Dr. May wrote this song about a man who goes into space to search for a better world. When he returns, he discovers that time has passed for him much more slowly than it did on Earth and now he's approximately the same age as his grandchildren. Twilight Zone buffs (like me) will appreciate this storyline which is rather similiar to one of my favorite episodes. Perhaps that's why I have a particular appreciation of this song.

According to the band, the musical arrangement of this song is a bit of a "sci-fi folk song" (I can't recall if RT or Dr. May said that, but it's from Classic Albums: A Night at the Opera - Part 1 available here or the entire documentary for sale here). Regardless of who said it, the description is absolutely perfect. Dr. May's guitar is the focal instrument with RT playing only the bass drum and tambourine and John Deacon playing minimal bass. This allows additional emphasis on the harmonies which are absolutely stunning, especially in the last two repeats of the chorus.

Despite the song not being released as a single and not being a typical "Queen" song, it is very much a fan favorite at concerts with Dr.

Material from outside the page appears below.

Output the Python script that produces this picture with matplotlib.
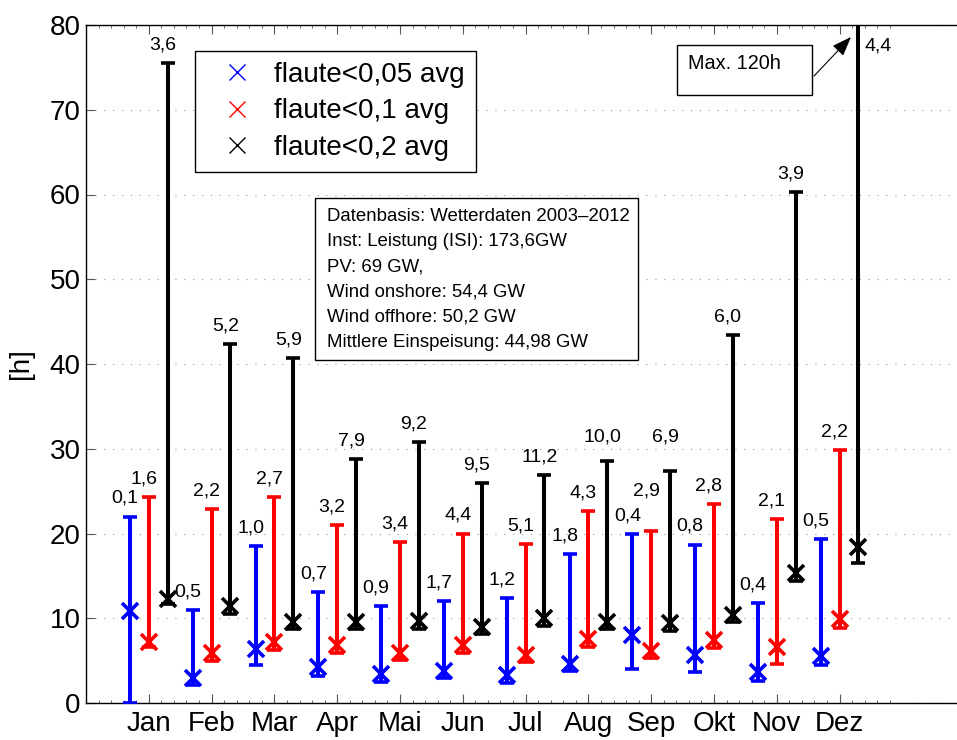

May encouraging the crowd to sing along. It's really amazing to watch the videos of live performances where Dr. May stops singing but the crowd continues on without him. What a great atmosphere!

Happy Listening!


  1. I remember this song! Queen was a great, great band. (Still is, I'm sure, but I've heard so little about them since Freddie Mercury died.) It's nice to know they aren't totally forgotten by younger people here in the US. I've been enjoying your posts. My favorite Queen song is Crazy Little Thing Called Love. Closely followed by Killer Queen, Love of My Life.. well, did they did so many great songs.

  2. I agree - too many great songs to name in one post. That's why I've been doing my favorites every week! I'm glad you appreciate the non-fashion stuff of the blog too (I wonder sometimes if people just ignore the Queen stuff!) Thanks for reading!

  3. Granted, there is a bit of controversy about the book, The Real Story of Freddy Mercury, by Mariam Ahundova [English trans.2004]. That being said, I find her comments on "'39" intriguing:

    **To understand ’39, you have to remember what happened in the year 39 A.D. In this year, according to the Acts, the apostle Peter in the city of Yaffa cancelled the rituals and traditions of Old Testament, and, in the short time, the Christian church was assembled, and everyone who believed in Christ was accepted by it. This same time, the clerics, rituals, sacraments appeared, the prayers and order of services were devised. Considering that in the Christian literature the Church is compared to a ship that sails through the oceans of Chaos (the symbol of overcoming the death), and the church buildings are called “God’s ships”, it’s not hard to understand that ’39 is a Christian spiritual anthem praising the Church (its music is reminiscent of a mass). That’s why the people sailing out on the ship are called the Volunteers with a capital V – it’s those who were the nucleus of the first Church, the first Faithfuls. “The lands were few” – the events are taking part in the times when Christianity was almost unknown to everybody, and the Church-Ship is sailing out to conquer new lands. That’s why ship’s sailing out is called “the sweetest sight”. And they’re sailing the “milky seas” – it’s one of Christian symbols of the Heavenly bliss, so those people are the Saved ones.

    The chorus, “Don’t you hear my call?” is directed to the God. “Letters in the sand” is an allegory of speaking with God – human doesn’t see and feel it, as the letter in the sand. And the phrase “Take my head, Lord” is wide-spread in the Western Christian poetry and means the soul’s meeting with God in Heaven (“the land that our grandchildren knew”). ... The Volunteers come back and bring “good news” of a newly born world – the news about the Christianity (English “good news” is translated as “Gospel”). The world saved after Christ’s Resurrection is reborn for a new life, like everyone who believes in Christ. The connection between God and people is reestablished and is held by the Church, the man gets the opportunity of salvation, rebirth and overcoming the death through the Christian faith (in the Orthodox prayers, it’s called “to be reborn in Christ”). That’s the good news brought by the Volunteers in the world. But their hearts are heavy because many people don’t want to take the reborn and saved world, and it’s old and grey for them.

    When the author says, “Your mother’s eyes in your eyes cry to me”, he’s speaking with Christ again. “Your mother’s eyes” is a hint on the human part of Christ’s origin. He was a human, himself – that’s why he can empathize with the people, and from his human eyes, tears are running, lamenting the people’s sufferings. The words “all your letters in the sand cannot heal me like your hand” don’t need any comments. This great anthem is finished by the words, “For my life still ahead pity me” – Lord, please forgive me for my future (after)life.**

    I myself am not Christian, but I have found it fascinating to appreciate how much theology Brian May and Freddie Mercury were able to sneak into their music. My sense is that by the middle years Roger Taylor and John Deacon were quite aware about what was going on, as "Soul Brother" is quite explicitly credited to all four of them.